In the Tribune's Active Times of July 1, p 8, the lawyer explained a living will in one sentence, "A Living Will Instructs your healthcare provider to withdraw life support if you are terminally ill or in a vegetative state thereby protecting your estate from continued economic loss."
Several words (in italics) deserve comment:
Instructs and withdraw life support: Whether the will says that or not, depends on the instructions given to your proxy who would then inform medical personnel.
Terminally: Rather vague verbiage subject to a wide medical interpretation. A day? A week? A month? A year? Who knows now what medical science may develop in the future?
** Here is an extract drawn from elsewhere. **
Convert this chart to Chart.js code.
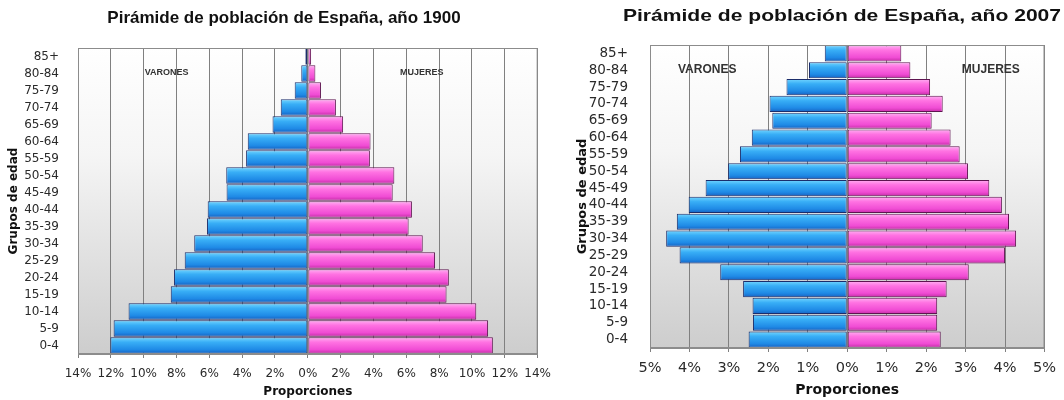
<!DOCTYPE html>
<html>
<head>
<meta charset="utf-8">
<script src="https://cdn.jsdelivr.net/npm/chart.js@4/dist/chart.umd.min.js"></script>
<style>
  html, body { margin: 0; padding: 0; background: #fff; }
  #wrap { position: relative; width: 1064px; height: 400px; overflow: hidden; }
  .pane { position: absolute; top: 0; height: 400px; }
  #left  { left: 0;     width: 560px; }
  #right { left: 560px; width: 504px; }
</style>
</head>
<body>
<div id="wrap">
  <div class="pane" id="left"><canvas id="chart1900"></canvas></div>
  <div class="pane" id="right"><canvas id="chart2007"></canvas></div>
</div>
<script>
// ============================================================
// Pirámides de población de España — 1900 / 2007
// ============================================================

// age groups, top of the pyramid first
const AGE_GROUPS = ['85+', '80-84', '75-79', '70-74', '65-69', '60-64', '55-59', '50-54', '45-49',
                    '40-44', '35-39', '30-34', '25-29', '20-24', '15-19', '10-14', '5-9', '0-4'];

// % of total population
const VARONES_1900 = [0.15, 0.40, 0.80, 1.65, 2.15, 3.66, 3.76, 4.97, 4.95,
                      6.10, 6.14, 6.92, 7.50, 8.15, 8.35, 10.92, 11.83, 12.03];
const MUJERES_1900 = [0.20, 0.46, 0.80, 1.71, 2.15, 3.82, 3.78, 5.27, 5.17,
                      6.34, 6.14, 7.00, 7.75, 8.59, 8.45, 10.26, 10.98, 11.27];

const VARONES_2007 = [0.57, 0.97, 1.54, 1.97, 1.90, 2.42, 2.72, 3.02, 3.59,
                      4.02, 4.32, 4.59, 4.25, 3.22, 2.64, 2.40, 2.39, 2.50];
const MUJERES_2007 = [1.37, 1.60, 2.10, 2.42, 2.14, 2.62, 2.85, 3.06, 3.60,
                      3.92, 4.10, 4.28, 4.00, 3.08, 2.52, 2.28, 2.28, 2.37];

const RANGE_1900 = { max: 14, step: 2 };
const RANGE_2007 = { max: 5,  step: 1 };

const BAR_PCT = 0.96;
const BLUE_STOPS = [[0, '#74d6ff'], [0.3, '#38aef6'], [0.75, '#1f8ae6'], [1, '#1762c2']];
const PINK_STOPS = [[0, '#ffb0f2'], [0.3, '#ff72e2'], [0.75, '#f04cd4'], [1, '#c42ca6']];

function barGradient(stops, fallback) {
  return (c) => {
    const chart = c.chart;
    if (!chart.chartArea || c.type !== 'data') return fallback;
    const y = chart.scales.y;
    const mid = y.getPixelForValue(c.dataIndex);
    const half = y.height / AGE_GROUPS.length * BAR_PCT / 2;
    const g = chart.ctx.createLinearGradient(0, mid - half, 0, mid + half);
    stops.forEach(([o, col]) => g.addColorStop(o, col));
    return g;
  };
}

// plot background + frame + headline + VARONES/MUJERES
const pyramidDecor = {
  id: 'pyramidDecor',
  beforeDraw(chart) {
    const { ctx, chartArea: a } = chart;
    const g = ctx.createLinearGradient(0, a.top, 0, a.bottom);
    g.addColorStop(0, '#ffffff');
    g.addColorStop(0.35, '#f5f5f5');
    g.addColorStop(1, '#cdcdcd');
    ctx.save();
    ctx.fillStyle = g;
    ctx.fillRect(a.left, a.top, a.right - a.left, a.bottom - a.top);
    ctx.restore();
  },
  afterDraw(chart, args, opts) {
    const { ctx, chartArea: a, scales } = chart;
    ctx.save();
    ctx.strokeStyle = '#8c8c8c';
    ctx.lineWidth = 1;
    ctx.strokeRect(a.left + 0.5, a.top + 0.5, a.right - a.left - 1, a.bottom - a.top - 1);

    // headline
    const h = opts.headline;
    ctx.translate(h.x, h.y);
    ctx.scale(h.stretch, 1);
    ctx.font = `bold ${h.size}px "Liberation Sans", Arial, sans-serif`;
    ctx.fillStyle = '#111';
    ctx.textAlign = 'center';
    ctx.textBaseline = 'middle';
    ctx.fillText(h.text, 0, 0);
    ctx.setTransform(1, 0, 0, 1, 0, 0);

    // sex labels
    ctx.font = `bold ${opts.tagSize}px "Liberation Sans", Arial, sans-serif`;
    ctx.fillStyle = '#333';
    ctx.textAlign = 'center';
    ctx.textBaseline = 'middle';
    const ty = scales.y.getPixelForValue(1) - 1;
    ctx.fillText('VARONES', scales.x.getPixelForValue(opts.tagAt[0]), ty);
    ctx.fillText('MUJERES', scales.x.getPixelForValue(opts.tagAt[1]), ty);
    ctx.restore();
  }
};

function makePyramid(canvasId, cfg) {
  const ctx = document.getElementById(canvasId).getContext('2d');
  return new Chart(ctx, {
    type: 'bar',
    data: {
      labels: AGE_GROUPS,
      datasets: [
        {
          label: 'Varones',
          data: cfg.males.map(v => -v),
          backgroundColor: barGradient(BLUE_STOPS, '#2a9cf0'),
          borderColor: '#1b2d6b', borderWidth: 1, borderSkipped: false,
          barPercentage: BAR_PCT, categoryPercentage: 1,
        },
        {
          label: 'Mujeres',
          data: cfg.females,
          backgroundColor: barGradient(PINK_STOPS, '#ff66dd'),
          borderColor: '#5e1450', borderWidth: 1, borderSkipped: false,
          barPercentage: BAR_PCT, categoryPercentage: 1,
        }
      ]
    },
    options: {
      indexAxis: 'y',
      responsive: true, maintainAspectRatio: false, animation: false,
      layout: { padding: cfg.padding },
      plugins: {
        legend: { display: false },
        tooltip: { enabled: false },
        pyramidDecor: cfg.decor,
      },
      scales: {
        x: {
          stacked: true,
          min: -cfg.range.max, max: cfg.range.max,
          afterFit: s => { s.height = cfg.xHeight; },
          ticks: {
            stepSize: cfg.range.step, padding: cfg.xTickPad, color: '#2a2a2a',
            autoSkip: false, maxRotation: 0,
            font: { size: cfg.xTickSize, family: '"DejaVu Sans", sans-serif' },
            callback: v => Math.abs(v) + '%',
          },
          grid: { color: '#808080', tickLength: 4, lineWidth: 1 },
          border: { color: '#8c8c8c' },
          title: {
            display: true, text: 'Proporciones', color: '#111',
            font: { size: cfg.xTitleSize, weight: 'bold', family: '"DejaVu Sans", sans-serif' },
            padding: { top: 0, bottom: cfg.xTitlePad },
          }
        },
        y: {
          stacked: true,
          afterFit: s => { s.width = cfg.yWidth; },
          ticks: {
            padding: cfg.yTickPad, color: '#2a2a2a', autoSkip: false,
            font: { size: cfg.yTickSize, family: '"DejaVu Sans", sans-serif' },
          },
          grid: { display: false },
          border: { color: '#8c8c8c' },
          title: {
            display: true, text: 'Grupos de edad', color: '#111',
            font: { size: cfg.yTitleSize, weight: 'bold', family: '"DejaVu Sans", sans-serif' },
            padding: { top: cfg.yTitlePad, bottom: 0 },
          }
        }
      }
    },
    plugins: [pyramidDecor]
  });
}

document.addEventListener('DOMContentLoaded', () => {
  makePyramid('chart1900', {
    males: VARONES_1900, females: MUJERES_1900, range: RANGE_1900,
    padding: { top: 48, right: 18, bottom: 0, left: 0 },
    yWidth: 78, xHeight: 46,
    xTickPad: 9, xTickSize: 12, xTitleSize: 12, xTitlePad: 1,
    yTickPad: 11, yTickSize: 12, yTitleSize: 12, yTitlePad: 7,
    decor: {
      headline: { text: 'Pirámide de población de España, año 1900', x: 284, y: 18, size: 17, stretch: 1 },
      tagSize: 9, tagAt: [-8.6, 6.94],
    }
  });

  makePyramid('chart2007', {
    males: VARONES_2007, females: MUJERES_2007, range: RANGE_2007,
    padding: { top: 45, right: 15, bottom: 0, left: 0 },
    yWidth: 90, xHeight: 52,
    xTickPad: 8, xTickSize: 14.5, xTitleSize: 14, xTitlePad: 1.5,
    yTickPad: 14, yTickSize: 13.5, yTitleSize: 13, yTitlePad: 15,
    decor: {
      headline: { text: 'Pirámide de población de España, año 2007', x: 282, y: 16.5, size: 17, stretch: 1.24 },
      tagSize: 12, tagAt: [-3.55, 3.64],
    }
  });
});
</script>
</body>
</html>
Vegetative: A derogatory word verging on the edge of defamatory. Humans do not become vegetables. Even in a deep coma, a person may hear, may feel touch, have blood circulation, etc. I do not know any such vegetable. However, I personally know of a case some 50 years ago of a woman lying comatose in a hospital bed for more than seven months; she woke up and went home.
Protecting and economic loss: Truly astounding that a human life is to be evaluated in terms of money! I'm speechless. Let's get rid of grandmother, dad, wife, or sister so that we survivors can use her estate for ourselves? Greed is the source of all evils. I thought lawyers liked to parse words. Possibly I have misparsed the sentence.
Finally, decisions made today about life-issues may change in later time because of changing one's own mind or newly developing medical discoveries and expertise.
As local signs state, "Caution, wet floor." Parsed, "Danger, slippery slope."